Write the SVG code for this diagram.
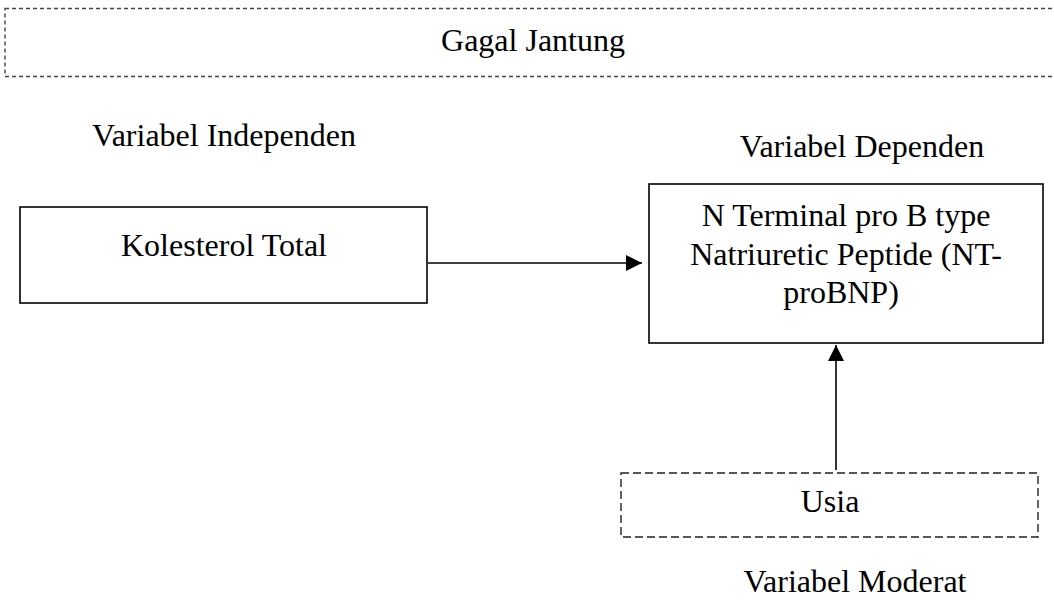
<svg xmlns="http://www.w3.org/2000/svg" width="1054" height="607" viewBox="0 0 1054 607">
  <style>
    text { font-family: "Liberation Serif", "Times New Roman", serif; font-size: 32px; fill: #000; text-anchor: middle; }
    .box { fill: #fff; stroke: #000; stroke-width: 1.6; }
    .dash1 { fill: none; stroke: #444; stroke-width: 1.4; stroke-dasharray: 4 3; }
    .dash2 { fill: none; stroke: #222; stroke-width: 1.4; stroke-dasharray: 8 4; }
    .conn { stroke: #000; stroke-width: 1.6; fill: none; }
  </style>
  <defs>
    <marker id="arrow" viewBox="0 0 16 16" refX="16" refY="8" markerWidth="16" markerHeight="16" markerUnits="userSpaceOnUse" orient="auto">
      <path d="M0,0 L16,8 L0,16 Z" fill="#000"/>
    </marker>
  </defs>
  <rect width="1054" height="607" fill="#fff"/>

  <g id="gagal-jantung">
    <rect class="dash1" x="5" y="8.5" width="1060" height="68"/>
    <text x="533" y="51">Gagal Jantung</text>
  </g>

  <g id="label-independen">
    <text x="224" y="146">Variabel Independen</text>
  </g>

  <g id="label-dependen">
    <text x="862" y="157">Variabel Dependen</text>
  </g>

  <g id="kolesterol">
    <rect class="box" x="20" y="207" width="407" height="96"/>
    <text x="224" y="256">Kolesterol Total</text>
  </g>

  <g id="ntprobnp">
    <rect class="box" x="649" y="184" width="394" height="159"/>
    <text x="846" y="226">N Terminal pro B type</text>
    <text x="846" y="265">Natriuretic Peptide (NT-</text>
    <text x="841" y="303">proBNP)</text>
  </g>

  <g id="usia">
    <rect class="dash2" x="621" y="473" width="417" height="64"/>
    <text x="830" y="512">Usia</text>
  </g>

  <g id="label-moderat">
    <text x="855" y="592">Variabel Moderat</text>
  </g>

  <g id="connectors">
    <line class="conn" x1="428" y1="263" x2="642" y2="263" marker-end="url(#arrow)"/>
    <line class="conn" x1="836" y1="470" x2="836" y2="345" marker-end="url(#arrow)"/>
  </g>
</svg>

* * * * *

### Required task
Omit the pictures, and quote the material above exactly as given.

### Output
Write the SVG code for this diagram.
<svg xmlns="http://www.w3.org/2000/svg" width="1054" height="607" viewBox="0 0 1054 607">
  <style>
    text { font-family: "Liberation Serif", "Times New Roman", serif; font-size: 32px; fill: #000; text-anchor: middle; }
    .box { fill: #fff; stroke: #000; stroke-width: 1.6; }
    .dash1 { fill: none; stroke: #444; stroke-width: 1.4; stroke-dasharray: 4 3; }
    .dash2 { fill: none; stroke: #222; stroke-width: 1.4; stroke-dasharray: 8 4; }
    .conn { stroke: #000; stroke-width: 1.6; fill: none; }
  </style>
  <defs>
    <marker id="arrow" viewBox="0 0 16 16" refX="16" refY="8" markerWidth="16" markerHeight="16" markerUnits="userSpaceOnUse" orient="auto">
      <path d="M0,0 L16,8 L0,16 Z" fill="#000"/>
    </marker>
  </defs>
  <rect width="1054" height="607" fill="#fff"/>

  <g id="gagal-jantung">
    <rect class="dash1" x="5" y="8.5" width="1060" height="68"/>
    <text x="533" y="51">Gagal Jantung</text>
  </g>

  <g id="label-independen">
    <text x="224" y="146">Variabel Independen</text>
  </g>

  <g id="label-dependen">
    <text x="862" y="157">Variabel Dependen</text>
  </g>

  <g id="kolesterol">
    <rect class="box" x="20" y="207" width="407" height="96"/>
    <text x="224" y="256">Kolesterol Total</text>
  </g>

  <g id="ntprobnp">
    <rect class="box" x="649" y="184" width="394" height="159"/>
    <text x="846" y="226">N Terminal pro B type</text>
    <text x="846" y="265">Natriuretic Peptide (NT-</text>
    <text x="841" y="303">proBNP)</text>
  </g>

  <g id="usia">
    <rect class="dash2" x="621" y="473" width="417" height="64"/>
    <text x="830" y="512">Usia</text>
  </g>

  <g id="label-moderat">
    <text x="855" y="592">Variabel Moderat</text>
  </g>

  <g id="connectors">
    <line class="conn" x1="428" y1="263" x2="642" y2="263" marker-end="url(#arrow)"/>
    <line class="conn" x1="836" y1="470" x2="836" y2="345" marker-end="url(#arrow)"/>
  </g>
</svg>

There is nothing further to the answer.